Tuesday, April 14, 2009

Have you hugged you butcher today?

I spent 11 hours at the processor today. We always help out when our cows are being processed; that way we can make sure that the guys there understand exactly what every customer wants, and yes, it can differ quite a lot.

Butchering is an artisan craft, just like cheese-making or tailoring. Like fine cheese and clothing, we have all been given industrial substitutes for so long that most of us don't even remember the true craft they were supposed to emulate.

Our farm has all of our steaks hand cut, and our roasts are hand de-boned. It takes about twice as long as what I call "Cajun Cut" where all of the cutting is done by machines and the steaks and roasts are left bone in. And it takes exponentially longer than it takes Tyson to process the beef you buy at the grocery store. Butchers are highly skilled craftspeople, and labor is expensive. You'll pay more for a hand cut steak then you will for a machine cut one. If you live in a rural enough area, though, you might be surprised at how much more it isn't.

If there is a locally owned slaughterhouse in your area that sells to the public, it is well worth checking out. In addition to hand cut meat, they often offer local specialties. Ours sells smoked pork sausage, cracklins (fried pork skins), stuffed de-boned chickens, and frozen vegetables, to name a few. And the prices are quite reasonable - if you are not looking for premium hand cut beef, they offer 30-50 pound packages that I think are less expensive than equivalent meat at Wal-mart (I admit I have not seriously priced them all and done the math, this is just an estimate off remembered prices). So, for the same price, or even a little less than you might pay at your local grocery store, you can support a local artisan craftsman. I also have to say that, if you are truely frugal, our butchers will let you take all the bones and discarded fat you like for free. So you can make your own stock, your own cooking fat, or your own soap, at very low cost, just for the asking. Thet don't mind, since they pay people to haul it away anyway.
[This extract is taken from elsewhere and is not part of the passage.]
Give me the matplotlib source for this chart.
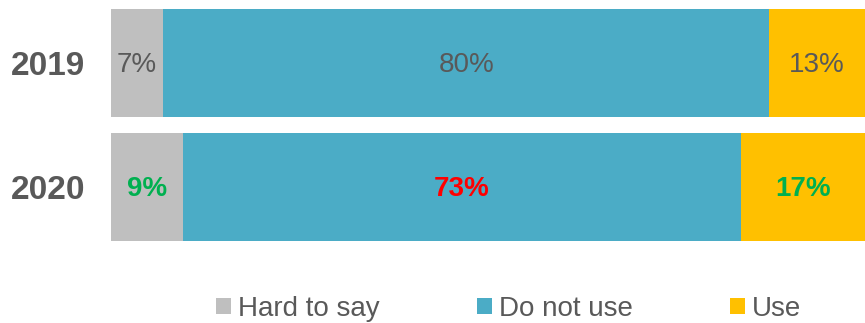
import matplotlib.pyplot as plt
from matplotlib.patches import Patch

plt.rcParams['font.family'] = ['Liberation Sans', 'DejaVu Sans']

years = ['2019', '2020']
categories = ['Hard to say', 'Do not use', 'Use']
# bar widths, labels as printed
values_2019 = [6.9, 80.4, 12.7]
values_2020 = [9.5, 74.1, 16.4]
labels_2019 = ['7%', '80%', '13%']
labels_2020 = ['9%', '73%', '17%']

colors = ['#BFBFBF', '#4BACC6', '#FFC000']
text_2019 = ['#595959', '#595959', '#595959']
text_2020 = ['#00B050', '#FF0000', '#00B050']

fig = plt.figure(figsize=(8.65, 3.23), dpi=100)
ax = fig.add_axes([111 / 865, 1 - 241 / 323, 1 - 111 / 865, (241 - 9) / 323])

rows = [(values_2019, labels_2019, text_2019, False),
        (values_2020, labels_2020, text_2020, True)]
for i, (vals, labs, tcols, bold) in enumerate(rows):
    left = 0
    for v, lab, c, tc in zip(vals, labs, colors, tcols):
        ax.barh(i, v, left=left, height=0.871, color=c, edgecolor='none')
        ax.text(left + v / 2, i + 0.016, lab, ha='center', va='center', fontsize=20,
                color=tc, fontweight='bold' if bold else 'normal')
        left += v

ax.set_xlim(0, sum(values_2019))
ax.set_ylim(1.4355, -0.4355)
ax.set_yticks(range(len(years)))
ax.set_yticklabels(years, fontsize=24, fontweight='bold', color='#595959')
ax.tick_params(axis='y', length=0, pad=18.5)
ax.set_xticks([])
for s in ax.spines.values():
    s.set_visible(False)

handles = [Patch(facecolor=c, edgecolor='none') for c in colors]
fig.legend(handles, categories, loc='center', bbox_to_anchor=(509 / 865, 1 - 309 / 323),
           ncol=3, frameon=False, fontsize=20, labelcolor='#595959',
           handlelength=0.54, handleheight=0.54, handletextpad=0.25, columnspacing=3.5)

fig.savefig('out.png', dpi=100)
Government regulations make it prohibitively expensive to open new slaughterhouses that sell to the public, so these guys are a dying breed. Unless we seriously change the way we produce food in this country, when the guys running these places now (who are in their forties, at the youngest) retire, you won't have the option of hand cut steaks anymore, unless you learn to do it yourself. So you should try it now while you still can.